_Written problem:_
From the first line of the data down to and including the line with "c_2_cs = [0.935, 0.79, 0.397]", copy everything exactly, leaving out pictures.

# # # # # # #

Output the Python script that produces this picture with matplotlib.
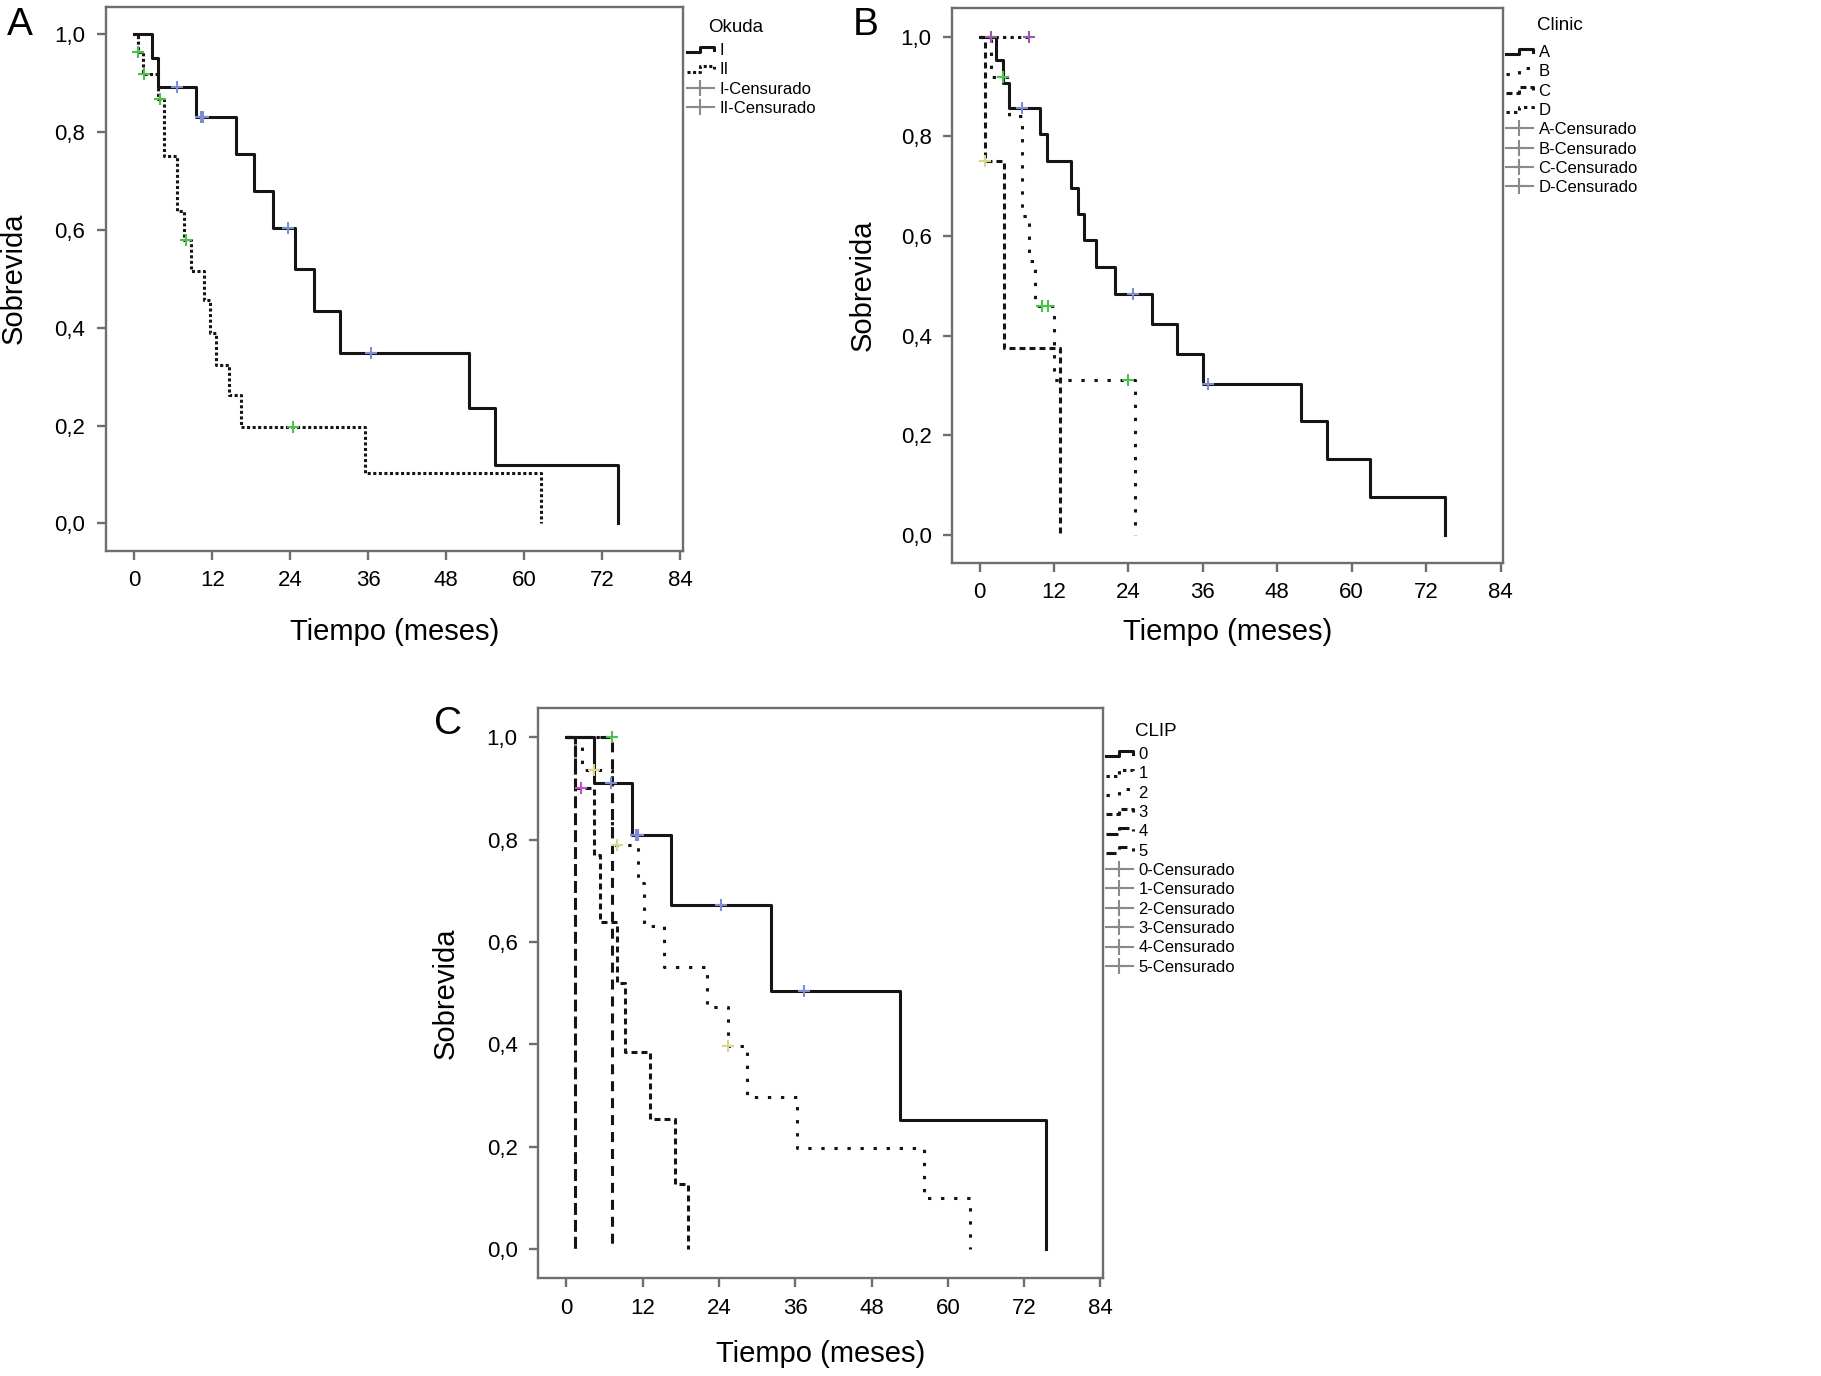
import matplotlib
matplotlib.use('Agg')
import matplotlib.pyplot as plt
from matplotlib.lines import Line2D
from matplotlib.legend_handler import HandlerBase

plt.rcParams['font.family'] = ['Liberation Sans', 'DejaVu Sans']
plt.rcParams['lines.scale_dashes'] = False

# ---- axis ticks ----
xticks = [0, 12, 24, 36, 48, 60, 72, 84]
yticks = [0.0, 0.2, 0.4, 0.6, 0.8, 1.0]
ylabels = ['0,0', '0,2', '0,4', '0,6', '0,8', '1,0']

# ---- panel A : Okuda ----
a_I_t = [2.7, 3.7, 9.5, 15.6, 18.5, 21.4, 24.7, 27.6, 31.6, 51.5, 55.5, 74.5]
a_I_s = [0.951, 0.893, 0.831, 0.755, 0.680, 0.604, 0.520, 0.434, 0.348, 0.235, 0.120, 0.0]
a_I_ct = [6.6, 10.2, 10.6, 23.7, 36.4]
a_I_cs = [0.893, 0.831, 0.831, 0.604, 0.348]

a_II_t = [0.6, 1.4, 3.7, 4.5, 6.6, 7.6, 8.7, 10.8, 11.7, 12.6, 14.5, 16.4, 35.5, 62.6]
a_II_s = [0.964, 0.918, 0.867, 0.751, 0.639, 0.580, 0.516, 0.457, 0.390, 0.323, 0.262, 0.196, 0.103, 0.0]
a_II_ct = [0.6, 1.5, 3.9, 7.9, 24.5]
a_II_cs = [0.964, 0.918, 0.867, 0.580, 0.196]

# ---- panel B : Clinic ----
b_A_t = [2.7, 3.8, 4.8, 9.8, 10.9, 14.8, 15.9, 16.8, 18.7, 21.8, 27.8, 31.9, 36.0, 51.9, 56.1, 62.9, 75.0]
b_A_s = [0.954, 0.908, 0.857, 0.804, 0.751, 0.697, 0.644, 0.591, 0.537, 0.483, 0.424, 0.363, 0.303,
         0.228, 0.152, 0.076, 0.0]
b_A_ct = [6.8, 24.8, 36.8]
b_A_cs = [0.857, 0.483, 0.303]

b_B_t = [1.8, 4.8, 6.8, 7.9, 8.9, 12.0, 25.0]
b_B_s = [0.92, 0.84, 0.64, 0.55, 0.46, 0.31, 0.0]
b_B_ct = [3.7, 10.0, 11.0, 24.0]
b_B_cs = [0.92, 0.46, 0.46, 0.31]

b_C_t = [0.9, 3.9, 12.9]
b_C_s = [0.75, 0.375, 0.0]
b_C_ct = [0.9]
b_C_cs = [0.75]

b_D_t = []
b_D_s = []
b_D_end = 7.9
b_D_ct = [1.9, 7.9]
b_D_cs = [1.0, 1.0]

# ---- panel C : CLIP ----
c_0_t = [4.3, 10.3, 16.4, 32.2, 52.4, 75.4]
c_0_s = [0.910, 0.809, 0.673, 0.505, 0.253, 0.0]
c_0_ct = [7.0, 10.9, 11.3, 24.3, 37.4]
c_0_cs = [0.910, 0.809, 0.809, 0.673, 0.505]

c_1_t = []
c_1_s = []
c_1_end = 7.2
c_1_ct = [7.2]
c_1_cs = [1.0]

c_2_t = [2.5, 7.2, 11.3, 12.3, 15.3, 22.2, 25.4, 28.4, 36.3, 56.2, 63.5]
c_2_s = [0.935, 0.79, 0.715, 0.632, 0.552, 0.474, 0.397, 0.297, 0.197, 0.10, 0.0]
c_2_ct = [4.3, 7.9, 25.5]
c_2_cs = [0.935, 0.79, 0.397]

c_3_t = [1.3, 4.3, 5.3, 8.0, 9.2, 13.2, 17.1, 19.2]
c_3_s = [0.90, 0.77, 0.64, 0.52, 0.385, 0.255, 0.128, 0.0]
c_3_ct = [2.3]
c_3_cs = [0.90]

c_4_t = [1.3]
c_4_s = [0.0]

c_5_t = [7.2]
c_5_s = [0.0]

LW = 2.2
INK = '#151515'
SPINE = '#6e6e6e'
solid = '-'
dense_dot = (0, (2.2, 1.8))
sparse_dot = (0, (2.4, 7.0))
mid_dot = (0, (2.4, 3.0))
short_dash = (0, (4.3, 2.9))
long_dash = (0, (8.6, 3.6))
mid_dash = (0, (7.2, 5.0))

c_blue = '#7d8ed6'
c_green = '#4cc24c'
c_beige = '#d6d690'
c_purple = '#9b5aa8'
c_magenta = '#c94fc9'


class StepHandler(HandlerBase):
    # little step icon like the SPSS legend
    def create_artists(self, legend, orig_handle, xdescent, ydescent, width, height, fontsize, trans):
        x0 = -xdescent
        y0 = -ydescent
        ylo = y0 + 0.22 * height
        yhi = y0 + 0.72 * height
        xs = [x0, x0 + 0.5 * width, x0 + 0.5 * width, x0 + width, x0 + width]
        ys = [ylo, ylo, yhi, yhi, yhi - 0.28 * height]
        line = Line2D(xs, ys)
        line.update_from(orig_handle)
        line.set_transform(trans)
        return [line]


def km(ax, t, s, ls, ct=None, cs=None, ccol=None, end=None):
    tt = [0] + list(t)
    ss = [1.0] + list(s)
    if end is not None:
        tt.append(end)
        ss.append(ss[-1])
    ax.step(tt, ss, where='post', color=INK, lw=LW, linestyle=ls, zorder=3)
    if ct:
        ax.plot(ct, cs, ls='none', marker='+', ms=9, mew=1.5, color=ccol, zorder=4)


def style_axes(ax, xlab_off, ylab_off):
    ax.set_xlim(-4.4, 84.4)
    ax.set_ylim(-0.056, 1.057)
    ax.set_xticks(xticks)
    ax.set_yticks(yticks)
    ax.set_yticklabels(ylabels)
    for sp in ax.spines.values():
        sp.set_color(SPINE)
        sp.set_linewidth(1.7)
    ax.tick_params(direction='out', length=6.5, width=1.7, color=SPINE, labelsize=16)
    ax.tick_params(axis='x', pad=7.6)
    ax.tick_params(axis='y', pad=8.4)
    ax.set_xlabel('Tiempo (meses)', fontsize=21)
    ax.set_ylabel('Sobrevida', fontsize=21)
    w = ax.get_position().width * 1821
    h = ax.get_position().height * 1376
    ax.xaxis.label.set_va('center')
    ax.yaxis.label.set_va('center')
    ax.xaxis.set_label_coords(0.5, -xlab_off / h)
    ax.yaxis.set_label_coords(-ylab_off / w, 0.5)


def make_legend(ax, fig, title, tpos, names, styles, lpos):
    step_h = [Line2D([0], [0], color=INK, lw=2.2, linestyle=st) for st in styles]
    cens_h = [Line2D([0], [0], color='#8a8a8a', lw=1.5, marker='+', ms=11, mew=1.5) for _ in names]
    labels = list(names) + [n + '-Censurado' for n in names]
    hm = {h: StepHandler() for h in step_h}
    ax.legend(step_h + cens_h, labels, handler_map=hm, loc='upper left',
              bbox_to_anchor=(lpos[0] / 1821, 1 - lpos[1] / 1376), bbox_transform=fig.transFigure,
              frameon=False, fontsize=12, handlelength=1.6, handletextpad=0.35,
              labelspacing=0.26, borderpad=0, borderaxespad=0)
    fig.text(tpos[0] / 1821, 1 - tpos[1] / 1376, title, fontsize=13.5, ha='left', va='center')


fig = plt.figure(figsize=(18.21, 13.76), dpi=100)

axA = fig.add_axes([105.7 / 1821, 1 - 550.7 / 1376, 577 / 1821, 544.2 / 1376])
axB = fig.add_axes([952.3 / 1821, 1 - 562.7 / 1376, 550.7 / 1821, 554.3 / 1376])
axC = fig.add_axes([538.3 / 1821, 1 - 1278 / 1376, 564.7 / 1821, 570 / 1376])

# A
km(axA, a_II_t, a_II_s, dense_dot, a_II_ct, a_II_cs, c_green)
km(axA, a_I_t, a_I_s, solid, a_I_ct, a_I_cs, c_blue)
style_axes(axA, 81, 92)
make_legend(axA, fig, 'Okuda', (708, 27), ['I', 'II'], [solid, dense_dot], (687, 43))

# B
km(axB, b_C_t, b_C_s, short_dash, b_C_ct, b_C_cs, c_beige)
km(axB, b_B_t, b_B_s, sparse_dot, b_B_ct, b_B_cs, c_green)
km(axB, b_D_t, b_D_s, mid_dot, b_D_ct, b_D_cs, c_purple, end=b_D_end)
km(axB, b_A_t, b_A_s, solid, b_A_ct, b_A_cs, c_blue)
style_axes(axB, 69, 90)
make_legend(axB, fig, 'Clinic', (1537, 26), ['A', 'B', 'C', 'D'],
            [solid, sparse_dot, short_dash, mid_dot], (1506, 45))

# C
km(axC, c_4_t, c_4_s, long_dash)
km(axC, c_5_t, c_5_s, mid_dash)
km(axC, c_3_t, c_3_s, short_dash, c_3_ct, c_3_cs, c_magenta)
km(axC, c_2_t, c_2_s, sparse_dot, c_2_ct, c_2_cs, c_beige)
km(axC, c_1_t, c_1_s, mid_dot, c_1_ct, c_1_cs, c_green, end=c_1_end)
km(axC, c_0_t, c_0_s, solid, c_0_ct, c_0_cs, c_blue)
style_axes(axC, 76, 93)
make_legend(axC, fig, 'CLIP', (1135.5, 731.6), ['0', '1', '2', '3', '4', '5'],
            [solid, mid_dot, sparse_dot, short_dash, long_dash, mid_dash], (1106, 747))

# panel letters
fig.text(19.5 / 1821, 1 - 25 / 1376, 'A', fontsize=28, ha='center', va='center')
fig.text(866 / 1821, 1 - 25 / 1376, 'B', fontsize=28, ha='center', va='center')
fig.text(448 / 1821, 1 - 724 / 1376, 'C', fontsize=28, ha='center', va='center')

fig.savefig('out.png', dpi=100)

# # # # # # #

_Exercise result:_
Output the Python script that produces this picture with matplotlib.
import matplotlib
matplotlib.use('Agg')
import matplotlib.pyplot as plt
from matplotlib.lines import Line2D
from matplotlib.legend_handler import HandlerBase

plt.rcParams['font.family'] = ['Liberation Sans', 'DejaVu Sans']
plt.rcParams['lines.scale_dashes'] = False

# ---- axis ticks ----
xticks = [0, 12, 24, 36, 48, 60, 72, 84]
yticks = [0.0, 0.2, 0.4, 0.6, 0.8, 1.0]
ylabels = ['0,0', '0,2', '0,4', '0,6', '0,8', '1,0']

# ---- panel A : Okuda ----
a_I_t = [2.7, 3.7, 9.5, 15.6, 18.5, 21.4, 24.7, 27.6, 31.6, 51.5, 55.5, 74.5]
a_I_s = [0.951, 0.893, 0.831, 0.755, 0.680, 0.604, 0.520, 0.434, 0.348, 0.235, 0.120, 0.0]
a_I_ct = [6.6, 10.2, 10.6, 23.7, 36.4]
a_I_cs = [0.893, 0.831, 0.831, 0.604, 0.348]

a_II_t = [0.6, 1.4, 3.7, 4.5, 6.6, 7.6, 8.7, 10.8, 11.7, 12.6, 14.5, 16.4, 35.5, 62.6]
a_II_s = [0.964, 0.918, 0.867, 0.751, 0.639, 0.580, 0.516, 0.457, 0.390, 0.323, 0.262, 0.196, 0.103, 0.0]
a_II_ct = [0.6, 1.5, 3.9, 7.9, 24.5]
a_II_cs = [0.964, 0.918, 0.867, 0.580, 0.196]

# ---- panel B : Clinic ----
b_A_t = [2.7, 3.8, 4.8, 9.8, 10.9, 14.8, 15.9, 16.8, 18.7, 21.8, 27.8, 31.9, 36.0, 51.9, 56.1, 62.9, 75.0]
b_A_s = [0.954, 0.908, 0.857, 0.804, 0.751, 0.697, 0.644, 0.591, 0.537, 0.483, 0.424, 0.363, 0.303,
         0.228, 0.152, 0.076, 0.0]
b_A_ct = [6.8, 24.8, 36.8]
b_A_cs = [0.857, 0.483, 0.303]

b_B_t = [1.8, 4.8, 6.8, 7.9, 8.9, 12.0, 25.0]
b_B_s = [0.92, 0.84, 0.64, 0.55, 0.46, 0.31, 0.0]
b_B_ct = [3.7, 10.0, 11.0, 24.0]
b_B_cs = [0.92, 0.46, 0.46, 0.31]

b_C_t = [0.9, 3.9, 12.9]
b_C_s = [0.75, 0.375, 0.0]
b_C_ct = [0.9]
b_C_cs = [0.75]

b_D_t = []
b_D_s = []
b_D_end = 7.9
b_D_ct = [1.9, 7.9]
b_D_cs = [1.0, 1.0]

# ---- panel C : CLIP ----
c_0_t = [4.3, 10.3, 16.4, 32.2, 52.4, 75.4]
c_0_s = [0.910, 0.809, 0.673, 0.505, 0.253, 0.0]
c_0_ct = [7.0, 10.9, 11.3, 24.3, 37.4]
c_0_cs = [0.910, 0.809, 0.809, 0.673, 0.505]

c_1_t = []
c_1_s = []
c_1_end = 7.2
c_1_ct = [7.2]
c_1_cs = [1.0]

c_2_t = [2.5, 7.2, 11.3, 12.3, 15.3, 22.2, 25.4, 28.4, 36.3, 56.2, 63.5]
c_2_s = [0.935, 0.79, 0.715, 0.632, 0.552, 0.474, 0.397, 0.297, 0.197, 0.10, 0.0]
c_2_ct = [4.3, 7.9, 25.5]
c_2_cs = [0.935, 0.79, 0.397]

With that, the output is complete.